A Seasoned Salt: Part 2


John’s first ship in the navy was the Alfred. Taking the Alfred to sea for the first time he raised an American flag onboard an American ship for the very first time. The fleet sailed for the Bahamas raiding British territories for military supplies. On his return John Paul was next given command of the Providence, which captured sixteen ships.

Though he was very successful, politics of high command kept him from advancing. Paul was given the ship Ranger and sailed for European waters. While in French waters the Ranger became the first American ship to be saluted by a foreign navy, Captain Lamotte-Piquet’s flagship fired a nine-gun salute honoring the Ranger. It was while in command of the Ranger that Paul captured the British Naval ship Drake, proving that the Royal Navy was far from invincible. The capture of the Drake was one of the few victories of the Americans early in the war, and became an important symbol to the Americans.

When he returned to France he was given a new ship. A French shipping magnate rebuilt a merchant ship which was no longer fit for the tea trade. The French navy donated 42 cannons for the ship, many of which had been condemned and were no longer safe to use. John Paul named the ship for a friend’s publication Poor Richard.

When Poor Richard left France it was at the head of a seven ship squadron, which included two French privateers. Just behind John Paul was a joint Spanish French invasion force headed towards England. Just a few days out one of the privateers, Monsieur, left the squadron to go on its own. The little squadron headed towards Ireland creating fear along the coast all through Ireland, Scotland, and Britain. The British immediately gave chase.

Sailing around Scotland into the North Sea the Poor Richard found and gave battle to the Serapis and its squadron of ships. It soon became obvious to Paul that in a fight of big guns he would lose, so he decided to come alongside and board the Serapis. This took about an hour of maneuvering; it was during this phase that the British captain of the Serapis asked asked Paul to surrender. Paul’s reply from the deck of his badly damaged ship, “I have not yet begun to fight,” has become famous throughout the navy. Eventually, Paul got his ship alongside the Serapis, after another two hours of battle ensued. The British tried to board the Poor Richard, but were pushed back. Sometime during this part of the battle the flag was shot away from the mast and the British captain call out. “Do you strike your colors?”

Paul relied, “I may sink, but I’ll be damned if I strike.”

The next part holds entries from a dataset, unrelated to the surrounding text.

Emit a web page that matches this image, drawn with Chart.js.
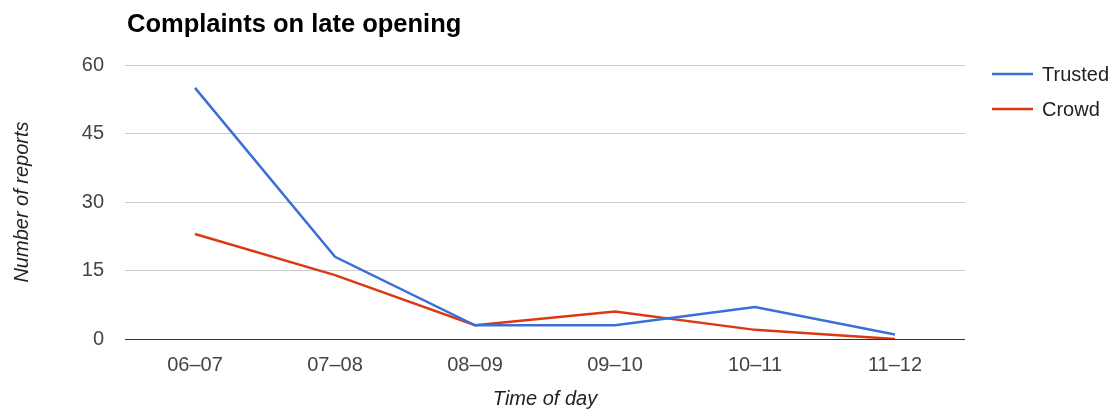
<!DOCTYPE html>
<html>
<head>
<meta charset="utf-8">
<title>Complaints on late opening</title>
<script src="https://cdn.jsdelivr.net/npm/chart.js@4.4.1/dist/chart.umd.min.js"></script>
<style>
  html, body { margin: 0; padding: 0; background: #ffffff; }
  #wrap { width: 1116px; height: 414px; position: relative; }
</style>
</head>
<body>
<div id="wrap"><canvas id="chart" width="1116" height="414"></canvas></div>
<script>
// Reports per hour slot
const categories = ['06–07', '07–08', '08–09', '09–10', '10–11', '11–12'];
const trusted = [55, 18, 3, 3, 7, 1];
const crowd = [23, 14, 3, 6, 2, 0];
const yTicks = [0, 15, 30, 45, 60];

const FONT = "'Liberation Sans', Arial, sans-serif";

// Title and right-hand legend, drawn on top of the chart
const decorations = {
  id: 'decorations',
  afterDraw(chart) {
    const ctx = chart.ctx;
    ctx.save();
    ctx.fillStyle = '#000000';
    ctx.font = 'bold 25.5px ' + FONT;
    ctx.textAlign = 'left';
    ctx.textBaseline = 'alphabetic';
    ctx.fillText('Complaints on late opening', 127, 32);

    const rows = [74, 109];
    chart.data.datasets.forEach((ds, i) => {
      const y = rows[i];
      ctx.strokeStyle = ds.borderColor;
      ctx.lineWidth = 2.5;
      ctx.beginPath();
      ctx.moveTo(992, y);
      ctx.lineTo(1033, y);
      ctx.stroke();
      ctx.fillStyle = '#222222';
      ctx.font = '20px ' + FONT;
      ctx.textBaseline = 'middle';
      ctx.fillText(ds.label, 1042, y + 1);
    });
    ctx.restore();
  }
};

new Chart(document.getElementById('chart'), {
  type: 'line',
  data: {
    labels: categories,
    datasets: [
      { label: 'Trusted', data: trusted, borderColor: '#3a6fd8', backgroundColor: '#3a6fd8',
        borderWidth: 2.5, pointRadius: 0, tension: 0 },
      { label: 'Crowd', data: crowd, borderColor: '#dc3912', backgroundColor: '#dc3912',
        borderWidth: 2.5, pointRadius: 0, tension: 0 }
    ]
  },
  options: {
    responsive: false,
    animation: false,
    layout: { padding: { top: 65, right: 151, left: 0, bottom: 0 } },
    plugins: {
      legend: { display: false },
      title: { display: false },
      tooltip: { enabled: false }
    },
    scales: {
      x: {
        type: 'category',
        offset: true,
        grid: { display: false, drawTicks: false },
        border: { display: false },
        ticks: { color: '#444444', font: { family: FONT, size: 20 }, padding: 14, maxRotation: 0 },
        title: { display: true, text: 'Time of day', color: '#222222',
                 font: { family: FONT, size: 20, style: 'italic' }, padding: { top: 0, bottom: 3 } },
        afterFit(scale) { scale.height = 75; }
      },
      y: {
        min: 0,
        max: 60,
        afterBuildTicks(scale) { scale.ticks = yTicks.map(v => ({ value: v })); },
        grid: {
          drawTicks: false,
          lineWidth: 1,
          color: ctx => (ctx.tick && ctx.tick.value === 0) ? '#333333' : '#cccccc'
        },
        border: { display: false },
        ticks: { color: '#444444', font: { family: FONT, size: 20 }, padding: 21 },
        title: { display: true, text: 'Number of reports', color: '#222222',
                 font: { family: FONT, size: 20, style: 'italic' }, padding: { top: 10, bottom: 0 } },
        afterFit(scale) { scale.width = 125; }
      }
    }
  },
  plugins: [decorations]
});
</script>
</body>
</html>
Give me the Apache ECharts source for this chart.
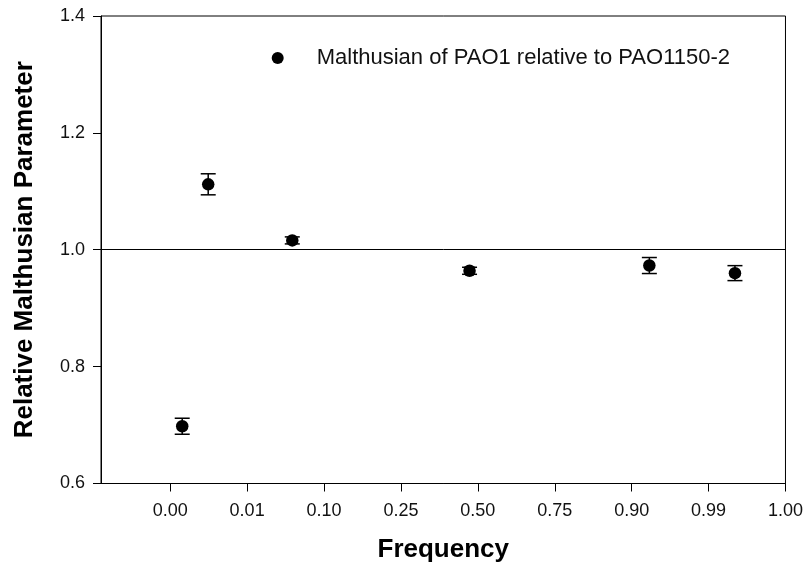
<!DOCTYPE html>
<html>
<head>
<meta charset="utf-8">
<script src="https://cdn.jsdelivr.net/npm/echarts@6/dist/echarts.min.js"></script>
<style>
  html, body { margin: 0; padding: 0; background: #fff; }
  #chart { width: 806px; height: 573px; }
</style>
</head>
<body>
<div id="chart"></div>
<script>
// Frequency tick labels, placed at positions 0..8 along the x axis
const tickLabels = ['0.00', '0.01', '0.10', '0.25', '0.50', '0.75', '0.90', '0.99', '1.00'];
// x position of each measurement, in tick units
const xPos = [0.156, 0.494, 1.587, 3.892, 6.23, 7.343];
// Relative Malthusian parameter and its standard error
const malthusian = [0.698, 1.112, 1.016, 0.964, 0.973, 0.960];
const stdErr = [0.0137, 0.018, 0.006, 0.006, 0.0137, 0.0128];

const seriesName = 'Malthusian of PAO1 relative to PAO1150-2';
const font = '"Liberation Sans", Arial, sans-serif';

const points = xPos.map((x, i) => [x, malthusian[i]]);
const bars = xPos.map((x, i) => [x, malthusian[i] - stdErr[i], malthusian[i] + stdErr[i]]);

const chart = echarts.init(document.getElementById('chart'), null, { renderer: 'canvas' });

chart.setOption({
  animation: false,
  backgroundColor: '#fff',
  textStyle: { fontFamily: font, color: '#000' },
  grid: {
    left: 101, right: 20, top: 16, bottom: 89.5,
    show: true, borderColor: '#000', borderWidth: 1
  },
  legend: {
    left: 266.7, top: 42,
    itemWidth: 12, itemHeight: 12,
    data: [{ name: seriesName, icon: 'circle', itemStyle: { color: '#000', opacity: 1 } }],
    textStyle: { fontFamily: font, fontSize: 22, color: '#111', padding: [0, 0, 0, 28] }
  },
  xAxis: {
    type: 'value',
    min: -0.9, max: 8,
    name: 'Frequency',
    nameLocation: 'middle',
    nameGap: 53,
    nameTextStyle: { fontFamily: font, fontSize: 26, fontWeight: 'bold', color: '#000' },
    axisLine: { onZero: false, lineStyle: { color: '#000', width: 1 } },
    splitLine: { show: false },
    axisTick: {
      inside: false, length: 8,
      lineStyle: { color: '#000' },
      customValues: tickLabels.map((_, i) => i)
    },
    axisLabel: {
      customValues: tickLabels.map((_, i) => i),
      formatter: v => tickLabels[Math.round(v)],
      fontFamily: font, fontSize: 18, color: '#111', margin: 19
    }
  },
  yAxis: {
    type: 'value',
    min: 0.6, max: 1.4, interval: 0.2,
    name: 'Relative Malthusian Parameter',
    nameLocation: 'middle',
    nameGap: 63,
    nameTextStyle: { fontFamily: font, fontSize: 26, fontWeight: 'bold', color: '#000' },
    axisLine: { show: true, onZero: false, lineStyle: { color: '#000', width: 1 } },
    splitLine: { show: false },
    axisTick: { show: true, inside: false, length: 8, lineStyle: { color: '#000' } },
    axisLabel: {
      formatter: v => v.toFixed(1),
      fontFamily: font, fontSize: 18, color: '#111', margin: 16
    }
  },
  series: [
    {
      name: 'errorBars',
      type: 'custom',
      silent: true,
      z: 3,
      renderItem: function (params, api) {
        const x = api.value(0);
        const lo = api.coord([x, api.value(1)]);
        const hi = api.coord([x, api.value(2)]);
        const half = 7.5;
        const style = { stroke: '#000', lineWidth: 1.5 };
        return {
          type: 'group',
          children: [
            { type: 'line', shape: { x1: lo[0], y1: lo[1], x2: hi[0], y2: hi[1] }, style },
            { type: 'line', shape: { x1: lo[0] - half, y1: lo[1], x2: lo[0] + half, y2: lo[1] }, style },
            { type: 'line', shape: { x1: hi[0] - half, y1: hi[1], x2: hi[0] + half, y2: hi[1] }, style }
          ]
        };
      },
      encode: { x: 0, y: [1, 2] },
      data: bars
    },
    {
      name: seriesName,
      type: 'scatter',
      symbol: 'circle',
      symbolSize: 12.5,
      z: 4,
      itemStyle: { color: '#000', opacity: 1 },
      data: points,
      markLine: {
        silent: true,
        symbol: 'none',
        label: { show: false },
        lineStyle: { color: '#000', width: 1, type: 'solid' },
        data: [{ yAxis: 1.0 }]
      }
    }
  ]
});
</script>
</body>
</html>
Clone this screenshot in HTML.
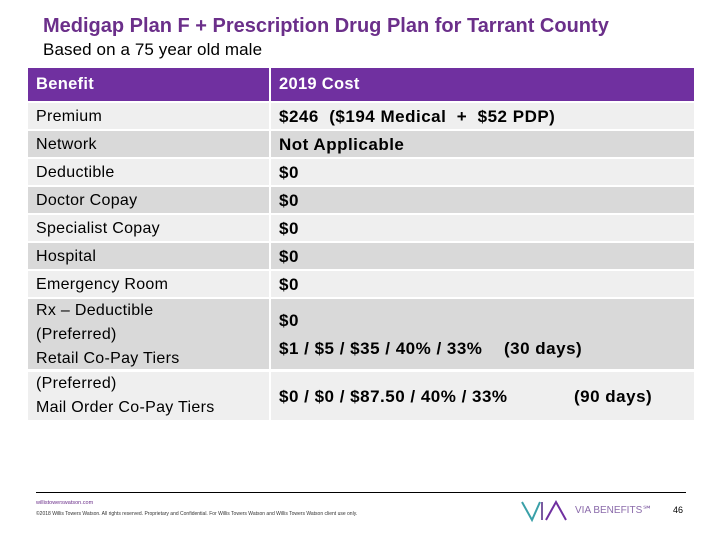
<!DOCTYPE html>
<html><head><meta charset="utf-8"><style>
body{margin:0;width:720px;height:540px;background:#fff;position:relative;overflow:hidden;font-family:"Liberation Sans",Arial,sans-serif;}
.abs{position:absolute;}
.title{left:43px;top:15px;font-size:20px;font-weight:bold;color:#6b2f8a;white-space:nowrap;}
.sub{left:43px;top:40px;font-size:17px;color:#000;white-space:nowrap;letter-spacing:0.1px}
.cell{position:absolute;box-sizing:border-box;padding-left:8px;font-size:16px;color:#000;letter-spacing:0.3px;white-space:nowrap}
.l{background:#efefef}.d{background:#d9d9d9}
.h{background:#7030a0;color:#fff;font-weight:bold;font-size:16.5px;}
.b{font-weight:bold;font-size:17px;letter-spacing:0.5px}
</style></head><body>
<div class="abs title">Medigap Plan F + Prescription Drug Plan for Tarrant County</div>
<div class="abs sub">Based on a 75 year old male</div>

<div>
<div class="cell h" style="left:28px;top:68px;width:241px;height:33px;line-height:33px">Benefit</div>
<div class="cell h" style="left:271px;top:68px;width:423px;height:33px;line-height:33px">2019 Cost</div>

<div class="cell l" style="left:28px;top:103px;width:241px;height:26px;line-height:28px">Premium</div>
<div class="cell l b" style="left:271px;top:103px;width:423px;height:26px;line-height:28px">$246&nbsp; ($194 Medical&nbsp; +&nbsp; $52 PDP)</div>

<div class="cell d" style="left:28px;top:131px;width:241px;height:26px;line-height:28px">Network</div>
<div class="cell d b" style="left:271px;top:131px;width:423px;height:26px;line-height:28px">Not Applicable</div>

<div class="cell l" style="left:28px;top:159px;width:241px;height:26px;line-height:28px">Deductible</div>
<div class="cell l b" style="left:271px;top:159px;width:423px;height:26px;line-height:28px">$0</div>

<div class="cell d" style="left:28px;top:187px;width:241px;height:26px;line-height:28px">Doctor Copay</div>
<div class="cell d b" style="left:271px;top:187px;width:423px;height:26px;line-height:28px">$0</div>

<div class="cell l" style="left:28px;top:215px;width:241px;height:26px;line-height:28px">Specialist Copay</div>
<div class="cell l b" style="left:271px;top:215px;width:423px;height:26px;line-height:28px">$0</div>

<div class="cell d" style="left:28px;top:243px;width:241px;height:26px;line-height:28px">Hospital</div>
<div class="cell d b" style="left:271px;top:243px;width:423px;height:26px;line-height:28px">$0</div>

<div class="cell l" style="left:28px;top:271px;width:241px;height:26px;line-height:28px">Emergency Room</div>
<div class="cell l b" style="left:271px;top:271px;width:423px;height:26px;line-height:28px">$0</div>

<div class="cell d" style="left:28px;top:299px;width:241px;height:70px;line-height:24px;padding-top:0">Rx – Deductible<br>(Preferred)<br>Retail Co-Pay Tiers</div>
<div class="cell d b" style="left:271px;top:299px;width:423px;height:70px;line-height:28px;padding-top:8px">$0<br>$1 / $5 / $35 / 40% / 33%<span style="position:absolute;left:233px">(30 days)</span></div>

<div class="cell l" style="left:28px;top:372px;width:241px;height:48px;line-height:24px">(Preferred)<br>Mail Order Co-Pay Tiers</div>
<div class="cell l b" style="left:271px;top:372px;width:423px;height:48px;line-height:50px">$0 / $0 / $87.50 / 40% / 33%<span style="position:absolute;left:303px">(90 days)</span></div>
</div>

<div class="abs" style="left:36px;top:492px;width:650px;height:1px;background:#000"></div>
<div class="abs" style="left:36px;top:500px;font-size:5.5px;color:#6b2f8a">willistowerswatson.com</div>
<div class="abs" style="left:36px;top:511px;font-size:5px;color:#333;white-space:nowrap">©2018 Willis Towers Watson. All rights reserved. Proprietary and Confidential. For Willis Towers Watson and Willis Towers Watson client use only.</div>
<svg class="abs" style="left:520px;top:498px" width="60" height="26">
<polyline points="2,4 12,22 20,4" fill="none" stroke="#3aa0a8" stroke-width="2"/>
<line x1="22" y1="4" x2="22" y2="22" stroke="#7a5aa0" stroke-width="2"/>
<polyline points="26,22 36,4 46,22" fill="none" stroke="#7030a0" stroke-width="2"/>
</svg>
<div class="abs" style="left:575px;top:505px;font-size:10px;color:#8a6aaa;white-space:nowrap">VIA BENEFITS℠</div>
<div class="abs" style="left:673px;top:505px;font-size:9px;color:#000">46</div>
</body></html>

The French ship Alliance joined the battle with two other ships from these two squadrons battling downwind of the Serapis and Poor Richard. Both before and after joining the other fight the Alliance fired rounds of broadsides (all cannons on one side of the ship) at the Serapis, but did as much damage to the Poor Richard as it did to the British. Eventually, a grenade from the marines landed in a powder magazine on the Serapis and her captain struck his colors, surrendering to Paul. The Poor Richard was sinking and could not be saved. So, Paul took command of the Serapis and sailed for the neutral port of Holland.